Scaffold Law Claims Against Contractors Continue To Increase

Few topics in construction law are more controversial than Labor Law Section 240, better known as the Scaffold Law, which imposes absolute liability on contractors, property owners, and their agents for elevation-related injuries to construction workers. The number of Scaffold Law cases has increased by 500% since 1990.[1]

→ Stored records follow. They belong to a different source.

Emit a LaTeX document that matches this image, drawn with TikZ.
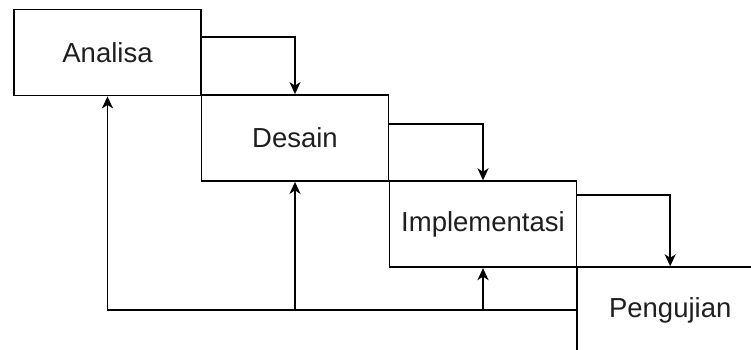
\documentclass[tikz,border=0pt]{standalone}
\usepackage{fontspec}
\setmainfont{Liberation Sans}
\usetikzlibrary{arrows.meta}
\tikzset{
  phase/.style={draw, line width=1.8pt, minimum width=187pt, minimum height=86pt,
    inner sep=0pt, font=\fontsize{27.5}{32}\selectfont, text=black!88},
  flow/.style={line width=1.8pt, -{Stealth[length=12pt,width=11pt,inset=3.5pt]}},
}
\begin{document}
\begin{tikzpicture}[x=1pt,y=1pt]
  \useasboundingbox (0,0) rectangle (751,349);
  \clip (0,0) rectangle (751,349);
  \fill[white] (0,0) rectangle (751,349);

  % waterfall phases, top-left to bottom-right
  \node[phase] (A) at (107.5,296.5) {Analisa};
  \node[phase] (D) at (295,211)   {Desain};
  \node[phase] (I) at (483,124.8) {Implementasi};
  \node[phase] (P) at (670.2,38.8) {Pengujian};

  % forward flow between phases
  \coordinate (a1) at (A.east |- 0,311.7);
  \coordinate (d1) at (D.east |- 0,225.3);
  \coordinate (i1) at (I.east |- 0,153.7);
  \draw[flow] (a1) -| (D.north);
  \draw[flow] (d1) -| (I.north);
  \draw[flow] (i1) -| (P.north);

  % feedback from testing back to earlier phases
  \coordinate (jd) at (D.south |- P.west);
  \coordinate (ji) at (I.south |- P.west);
  \draw[flow] (P.west) -| (A.south);
  \draw[flow] (jd) -- (D.south);
  \draw[flow] (ji) -- (I.south);
\end{tikzpicture}
\end{document}
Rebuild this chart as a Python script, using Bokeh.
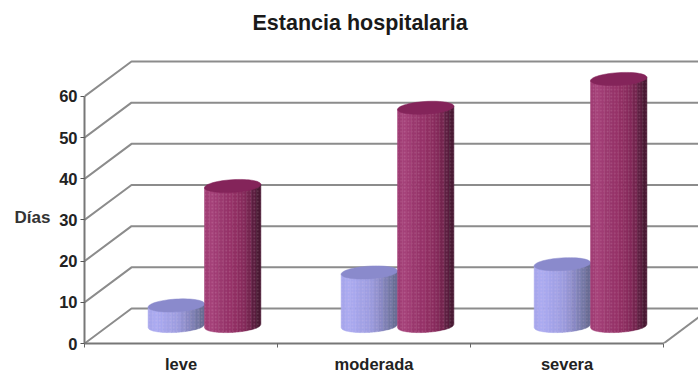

Although Scaffold Law reform is frequently discussed, the barrage of Scaffold Law cases continues, if the numerous case decisions that I turned up in a recent search of the New York Official Reports is any indication, and the alarming trend is for courts to impose liability on contractors and even property owners.

 

In recent cases, courts have followed the precedent that a worker’s own carelessness is not a defense under the Scaffold Law. In Jerdonek v. 41 W. 72 LLC,[2] the court affirmed the liability of a contractor under the Scaffold Law for a worker’s injury, regardless of the parties’ disagreement regarding the circumstances of the injury. Because it had been established that the scaffold in question lacked required guardrails and was not properly secured, the court found against the contractor regardless of allegations that the worker might have been negligent himself.[3] A court reached a similar result in Kupiec v. Morgan Contracting Corp., even where other workers testified that the plaintiff himself had removed a guardrail, where the witnesses had not seen whether the guardrail allegedly removed by the plaintiff caused his fall.[4]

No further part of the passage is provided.